There are other costs. You should be concerned not only to your monthly amortization but also to other expenses associated in owning a condo. Condominium buildings will also charge you monthly or annual condo dues for the maintenance of common areas of the building. This cost will vary depending on the size of your condo unit, and the type of services and amenities available to unit owners. Aside from condo dues, as a real estate property owner, you will also need to pay for annual real property taxes and insurance.

In addition to the monthly or annual costs, there maybe one-time payments needed that must also be considered when buying a condo. Most contract to sell will normally state that you will have to shoulder the costs of transfer tax and the registration of the condo title in your name. This should amount to no more than an additional 4% of your purchase price.

Read the fine print. For the common good of all unit owners, your condo will be governed by a deed of restrictions. The restrictions will dictate what you can and cannot do when you move in to your condo. Ask for a copy of the master deed and restrictions of the condo project and read through it. If you are a pet lover, you should know if the building will restrict or even prohibit pet ownership. Some condominium buildings may also prohibit the use of LPG.

The numbers don’t lie. When it comes to return on investment or ROI especially for those looking to rent out their condos for passive rental income, the numbers don’t lie. With a lot of condo projects that are on sale nowadays, given location as being equal, you might be asking yourself, shall I buy a brand new or a second hand condo unit?

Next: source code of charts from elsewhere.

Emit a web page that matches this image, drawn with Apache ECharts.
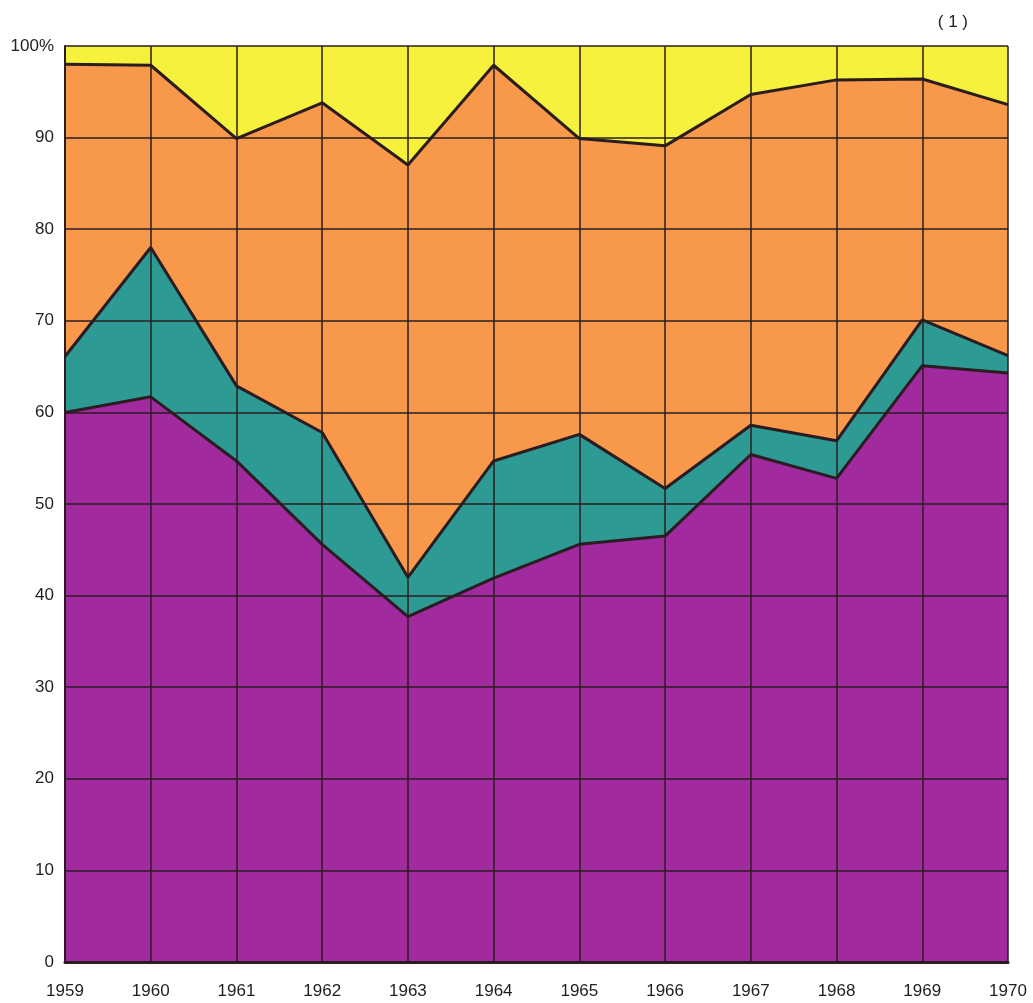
<!DOCTYPE html>
<html lang="en">
<head>
    <meta charset="UTF-8">
    <title>Shares 1959-1970</title>
    <style>
        html, body { margin: 0; padding: 0; background: #ffffff; }
        #chart_area { width: 1033px; height: 1003px; }
    </style>
</head>
<body>
<div id="chart_area"></div>
<script src="https://cdn.jsdelivr.net/npm/echarts@6/dist/echarts.min.js"></script>
<script>
    var years = ['1959', '1960', '1961', '1962', '1963', '1964', '1965', '1966', '1967', '1968', '1969', '1970'];
    // share of each layer, percent (bottom to top)
    var purpleShare = [60.0, 61.7, 54.7, 45.6, 37.7, 41.9, 45.6, 46.5, 55.4, 52.8, 65.1, 64.3];
    var tealShare   = [6.1, 16.3, 8.2, 12.2, 4.3, 12.8, 12.0, 5.2, 3.2, 4.1, 5.0, 1.9];
    var orangeShare = [31.9, 19.9, 27.0, 36.0, 45.0, 43.2, 32.3, 37.4, 36.1, 39.4, 26.3, 27.4];
    var yellowShare = [2.0, 2.1, 10.1, 6.2, 13.0, 2.1, 10.1, 10.9, 5.3, 3.7, 3.6, 6.4];

    var edge = '#2a1c20';

    function layer(name, values, fill, lineWidth) {
        return {
            name: name,
            type: 'line',
            stack: 'total',
            data: values,
            symbol: 'none',
            smooth: false,
            lineStyle: { color: edge, width: lineWidth },
            areaStyle: { color: fill, opacity: 1 },
            z: 2
        };
    }

    var myChart = echarts.init(document.getElementById('chart_area'));
    myChart.setOption({
        animation: false,
        backgroundColor: '#ffffff',
        title: {
            text: '( 1 )',
            right: 60,
            top: 9,
            textStyle: { color: '#222', fontSize: 17, fontWeight: 'normal', fontFamily: 'Liberation Sans' }
        },
        grid: { left: 65, right: 25, top: 46, bottom: 41 },
        xAxis: {
            type: 'category',
            data: years,
            boundaryGap: false,
            z: 10,
            axisLine: { show: true, lineStyle: { color: edge, width: 3 } },
            axisTick: { show: false },
            axisLabel: { color: '#1e1e1e', fontSize: 17, margin: 21, fontFamily: 'Liberation Sans', interval: 0 },
            splitLine: { show: true, interval: 0, lineStyle: { color: edge, width: 1.5 } }
        },
        yAxis: {
            type: 'value',
            min: 0,
            max: 100,
            interval: 10,
            z: 10,
            axisLine: { show: true, lineStyle: { color: edge, width: 2 } },
            axisTick: { show: false },
            axisLabel: {
                color: '#1e1e1e', fontSize: 17, margin: 11, fontFamily: 'Liberation Sans',
                formatter: function (v) { return v === 100 ? '100%' : v; }
            },
            splitLine: { show: true, lineStyle: { color: edge, width: 1.5 } }
        },
        series: [
            layer('purple', purpleShare, '#a02a9e', 3),
            layer('teal', tealShare, '#2e9a94', 3),
            layer('orange', orangeShare, '#f7984a', 3),
            layer('yellow', yellowShare, '#f6f13c', 0)
        ]
    });
</script>
</body>
</html>
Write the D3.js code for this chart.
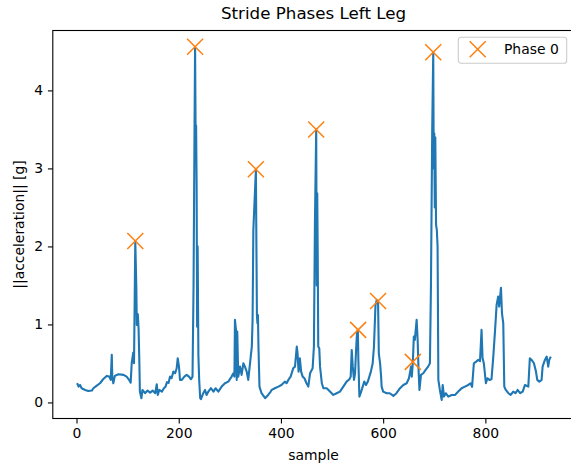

Let’s run the numbers.

If you want to ensure minimal vacancies for your unit, the best price to offer potential tenants is the lowest possible rate, inclusive of condo dues.  For example, say you have the cash and you are thinking of buying a Php 1.5 million second hand unit versus a Php 2.5 million brand new unit.

If you rent out a second hand condo unit at Php 10,000 per month, inclusive of condo dues, at an average acquisition price of Php 1.5 million, your estimated annual ROI would be:

Annual ROI = Annual Rental Income ÷ Acquisition Cost

Annual ROI = [Monthly Rental x 12] ÷ Acquisition Cost

Annual ROI = [Php 10,000 x 12 months] ÷ Php 1,500,000.

Annual ROI = 8%.

However, if you bought a brand new condo unit at an average price of Php 2.5 million and you would like to earn at least the same ROI as the second-hand unit, you’ll need to rent it out at:

Monthly Rent = [Acquisition Cost x Annual ROI] ÷ 12 months

Monthly Rent = [Php 2,500,000.00 x 0.08] ÷ 12 months

Monthly Rent = Php 200,000 ÷ 12 months

Monthly Rent = Php 16,666 (inclusive of condo dues)

Now, put yourself in the shoes of ordinary office worker who would like to rent it to save on time and effort on commuting, which one will you choose? Chances are, you’ll go for the second hand because you will just basically use it as a shelter to eat, sleep and go to work.

Condominium investing is truly a good source of passive income. However, before you plunge your hard-earned money into it, make sure you are armed with your strategy so as to become a successful condo investor.

Tyrone is a passionate financial literacy advocate. He started this blog on November 2008 when he watched The Secret which talked about Law of Attraction because he wanted to become a millionaire and wanted to know how a millionaire acts. At the age of 26, he achieved his first million. To find out more about him, click here or follow him at Instagram

7 responses on “5 Condo Investment Strategies and Tips for Buyers

  1. Hi sir Tyrone. ive started to read your posts and watch your videos in KMJS. Your website has an interesting topics. I just want to remind you that last month google updated their algorythm for mobile. your site might not included in terms of mobile friendliness.

  2. Good summary. Same approach I used, and agree with your methodology. If one is going to be strictly looking into condo as an investment – it can be achieved in 2 ways: 1) the monthly additional cashflow from rentals (assuming positive cashflow when all expenses are summed up); 2) capital gains, which can only be realised once the unit is sold. At present time, I think condo prices will plateau, so CapGains is not something that one can look to for returns.

  3. hi. i’m wondering why dmci’s CLOSING fees have shoot up to 10.5% of the TCP. is this legal, considering that the processing cost of the title should be the same for all units (administratively speaking).. why base it on the contract cost? i bought a dmci unit from a previous owner with a 4.5% closing fee when they bought it in 2011… now, their closing fee is already at 10.5% for a preselling condo located in taguig… is the 10.5% closing fee reasonable/legal? note that it’s not even inclusive of the turn-over fees such as meralco and maynilad fees which in actual costs around P50k for a studio unit (28sqm).

    i’m raising this concern because i read in your article above that “In addition to the monthly or annual costs, there maybe one-time payments needed that must also be considered when buying a condo. Most contract to sell will normally state that you will have to shoulder the costs of transfer tax and the registration of the condo title in your name. This should amount to no more than an additional 4% of your purchase price.”, and i feel that the 10.5% closing fees is just too much.

    hope you can enlighten me. thank you

  4. I would just like to ask advice on what to do if your developer, with whom you agreed to use PAG-IBIG 3 years ago, when they were in the preselling phase, to finance the monthly amortization, tells you this year that this is no longer possible and is advising you to get a bank loan instead. They are supposedly going to complete the project this November. You actually don’t need to get a PAG-IBIG or bank loan coz you have the cash anyway to pay the whole thing. You have told them this but now they are making life difficult by turning a blind eye to this and insisting that you get a loan. What is the best thing thing to do?

  5. Thank you so much for letting us know more about buying a condo. This post is very useful for everyone, i appreciate your post. I also want others to know more about a condo, and i’ll give them some tips too.